Em certas esferas, [o sistema de crédito] estabelece o monopólio e, com isso, provoca a ingerência estatal. Produz uma nova aristocracia financeira, uma nova classe de parasitas sob a forma de projetistas, fundadores e diretores meramente nominais; todo um sistema de especulação e de fraude no que diz respeito a fundação de sociedades por ações e ao lançamento e comércio de ações. É produção privada, sem o controle da propriedade privada.46

Não apenas o capital foi redefinido como “comando sobre o dinheiro dos outros”, como também criou um espaço totalmente fora do controle das relações de valor.

Desaparecem aqui todas as bases explicativas mais ou menos justificadas no interior do modo de produção capitalista. O que o comerciante atacadista especulador arrisca é a propriedade social, e não a sua própria. Não menos absurda torna-se a frase segundo a qual o capital tem origem na poupança, pois o que esse especulador exige é justamente que outros poupem para ele.47

Daí a eterna pressão para transformar o Sistema de Seguridade Social dos Estados Unidos, baseado na repartição simples [pay as you go], em fundos de pensão do mercado de ações!! Os efeitos certamente não seriam benignos nem nos tempos de Marx.

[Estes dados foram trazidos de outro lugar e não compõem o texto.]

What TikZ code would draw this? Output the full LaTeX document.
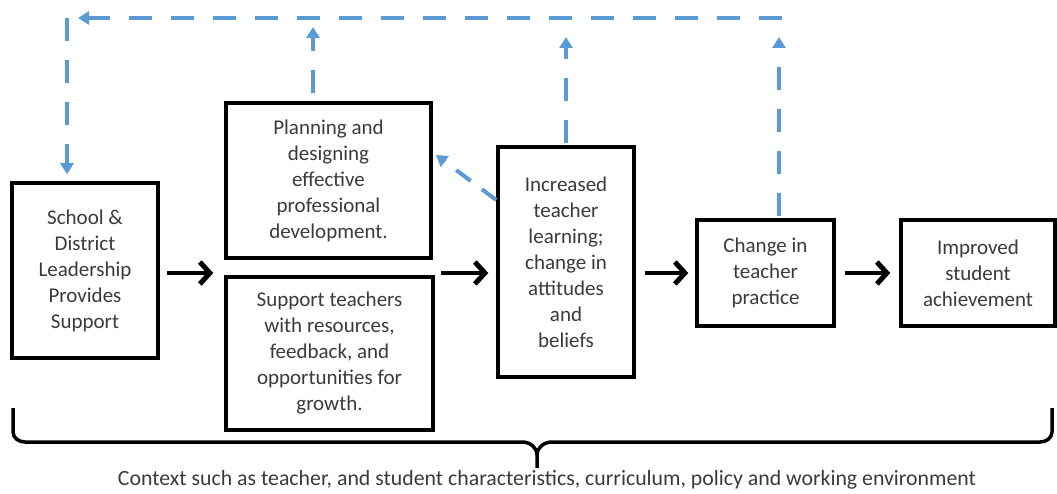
\documentclass[tikz,border=0pt]{standalone}
\usepackage{fontspec}
\setmainfont{Carlito}
\usetikzlibrary{arrows.meta,calc}
\definecolor{txt}{HTML}{3A3A3A}
\definecolor{fb}{HTML}{5B9BD5}
\tikzset{
  box/.style={draw=black,line width=3.5pt,align=center,text=txt,inner sep=0pt,
    font=\fontsize{21}{26}\selectfont},
  flow/.style={line width=4.5pt,-{Straight Barb[length=10pt,width=22pt,line width=5pt]}},
  fbline/.style={draw=fb,line width=4pt,dash pattern=on 23pt off 19pt},
  fbarrow/.style={fbline,-{Triangle[length=11pt,width=13pt]}},
}
\begin{document}
\begin{tikzpicture}[x=1pt,y=-1pt]
\useasboundingbox (0,0) rectangle (1057,494);
% boxes (corner coordinates in pixels)
\node[box,minimum width=146pt,minimum height=175pt] (school) at (85,270.5)
  {School \&\\District\\Leadership\\Provides\\Support};
\node[box,minimum width=205pt,minimum height=155pt] (plan) at (328.5,180.5)
  {Planning and\\designing\\effective\\professional\\development.};
\node[box,minimum width=207pt,minimum height=153pt] (supp) at (329.5,353.5)
  {Support teachers\\with resources,\\feedback, and\\opportunities for\\growth.};
\node[box,minimum width=136pt,minimum height=230pt] (inc) at (566,262)
  {Increased\\teacher\\learning;\\change in\\attitudes\\and\\beliefs};
\node[box,minimum width=137pt,minimum height=106pt] (chg) at (765.5,273)
  {Change in\\teacher\\practice};
\node[box,minimum width=154pt,minimum height=106pt] (imp) at (978,273)
  {Improved\\student\\achievement};
% black flow arrows
\coordinate (row) at (0,273);
\draw[flow] ([xshift=7pt]school.east |- row) -- ([xshift=-11pt]supp.west |- row);
\draw[flow] ([xshift=6pt]supp.east |- row) -- ([xshift=-8pt]inc.west |- row);
\draw[flow] ([xshift=9pt]inc.east |- row) -- ([xshift=-7pt]chg.west |- row);
\draw[flow] ([xshift=9pt]chg.east |- row) -- ([xshift=-9pt]imp.west |- row);
% feedback
\coordinate (topR) at (782,18);
\coordinate (topL) at (67,18);
\draw[fbline] (topR) -- (78,18);
\draw[fb,line width=4pt,-{Triangle[length=11pt,width=13pt]}] (90,18) -- (78,18);
\draw[fbarrow] (topL) -- ([yshift=7pt]school.north -| topL);
\draw[fbarrow] ([xshift=-15.5pt,yshift=8pt]plan.north) -- (313,27);
\draw[fbarrow] ([yshift=2pt]inc.north) -- (566,37);
\draw[fbarrow] ([xshift=13.5pt,yshift=2pt]chg.north) -- (779,37);
\draw[fbline,dash pattern=on 18pt off 14pt,-{Triangle[length=11pt,width=13pt]}] (inc.west |- 0,200) -- (436,155);
% brace
\draw[line width=3.5pt,line join=round] (13,408) -- (13,432) to[out=-90,in=180] (25,442)
  -- (522,442) to[out=0,in=90] (537,455) -- (537,468);
\draw[line width=3.5pt,line join=round] (1052,408) -- (1052,432) to[out=-90,in=0] (1040,442)
  -- (552,442) to[out=180,in=90] (537,455);
\node[text=txt,font=\fontsize{21.8}{24}\selectfont,inner sep=0pt] (ctx) at (547,480)
  {Context such as teacher, and student characteristics, curriculum, policy and working environment};
\end{tikzpicture}
\end{document}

Ideias que numa fase menos desenvolvida da produção ainda podiam ter algum sentido agora perdem toda sua razão de ser. Os triunfos e os fracassos levam aqui simultaneamente à centralização dos capitais e, portanto, à expropriação na escala mais alta. A expropriação se estende, então, desde os produtores diretos até os próprios capitalistas pequenos e médios. Tal expropriação forma o ponto de partida do modo de produção capitalista [...]. No interior do próprio sistema capitalista, porém, essa expropriação se apresenta como figura antagônica, como apropriação da propriedade social por poucos, e o crédito confere a esses poucos indivíduos cada vez mais o caráter de simples aventureiros.48

A economia da expropriação e da acumulação por espoliação entra nesse quadro de maneira disruptiva, orquestrada por meio do sistema de dívida e crédito, apenas para se intensificar à medida que aumentam as dificuldades dos caminhos convencionais da acumulação de capital, como tem ocorrido desde a década de 1970. Marx percebeu claramente que, de todos os futuros perigos que a reprodução do capital enfrentava, esse provavelmente se revelaria fatal. E a ironia é que a contradição central nesse caso não se dá entre o capital e o trabalho: reside na relação antagonista entre as diferentes facções de capital.”

41 Ibidem, p. 634.

42 Idem, O capital, Livro III, cit.

43 Idem.

45 Ibidem, p. 496.

46 Idem.

47 Ibidem, p. 497.

48 Ibidem, p. 498.

Um comentário:

Doney disse...

Harvey começou este livro de forma desatenta e relapsa, mais parecendo que apenas transcrevia notas de aula.
Mais ou menos a partir do 3º capítulo a coisa embala (e com vigor).